### Recorded data
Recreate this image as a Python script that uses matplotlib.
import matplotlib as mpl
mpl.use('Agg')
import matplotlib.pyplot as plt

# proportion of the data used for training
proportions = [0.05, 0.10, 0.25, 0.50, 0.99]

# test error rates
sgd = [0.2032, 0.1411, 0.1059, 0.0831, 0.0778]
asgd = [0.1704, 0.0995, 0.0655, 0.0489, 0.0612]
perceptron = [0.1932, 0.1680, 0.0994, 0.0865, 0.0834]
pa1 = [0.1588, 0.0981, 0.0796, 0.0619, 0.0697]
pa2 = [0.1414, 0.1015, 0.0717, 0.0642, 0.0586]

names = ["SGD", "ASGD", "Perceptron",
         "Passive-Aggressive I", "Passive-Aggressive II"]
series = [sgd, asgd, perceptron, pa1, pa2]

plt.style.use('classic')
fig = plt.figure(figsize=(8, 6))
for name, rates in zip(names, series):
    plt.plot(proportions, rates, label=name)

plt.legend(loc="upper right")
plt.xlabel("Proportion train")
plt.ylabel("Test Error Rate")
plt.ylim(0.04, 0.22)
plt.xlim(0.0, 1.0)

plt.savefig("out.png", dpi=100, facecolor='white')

### Set exercise
Write out the whole listing again, exactly as it stands.

### Output for this task
Recreate this image as a Python script that uses matplotlib.
import matplotlib as mpl
mpl.use('Agg')
import matplotlib.pyplot as plt

# proportion of the data used for training
proportions = [0.05, 0.10, 0.25, 0.50, 0.99]

# test error rates
sgd = [0.2032, 0.1411, 0.1059, 0.0831, 0.0778]
asgd = [0.1704, 0.0995, 0.0655, 0.0489, 0.0612]
perceptron = [0.1932, 0.1680, 0.0994, 0.0865, 0.0834]
pa1 = [0.1588, 0.0981, 0.0796, 0.0619, 0.0697]
pa2 = [0.1414, 0.1015, 0.0717, 0.0642, 0.0586]

names = ["SGD", "ASGD", "Perceptron",
         "Passive-Aggressive I", "Passive-Aggressive II"]
series = [sgd, asgd, perceptron, pa1, pa2]

plt.style.use('classic')
fig = plt.figure(figsize=(8, 6))
for name, rates in zip(names, series):
    plt.plot(proportions, rates, label=name)

plt.legend(loc="upper right")
plt.xlabel("Proportion train")
plt.ylabel("Test Error Rate")
plt.ylim(0.04, 0.22)
plt.xlim(0.0, 1.0)

plt.savefig("out.png", dpi=100, facecolor='white')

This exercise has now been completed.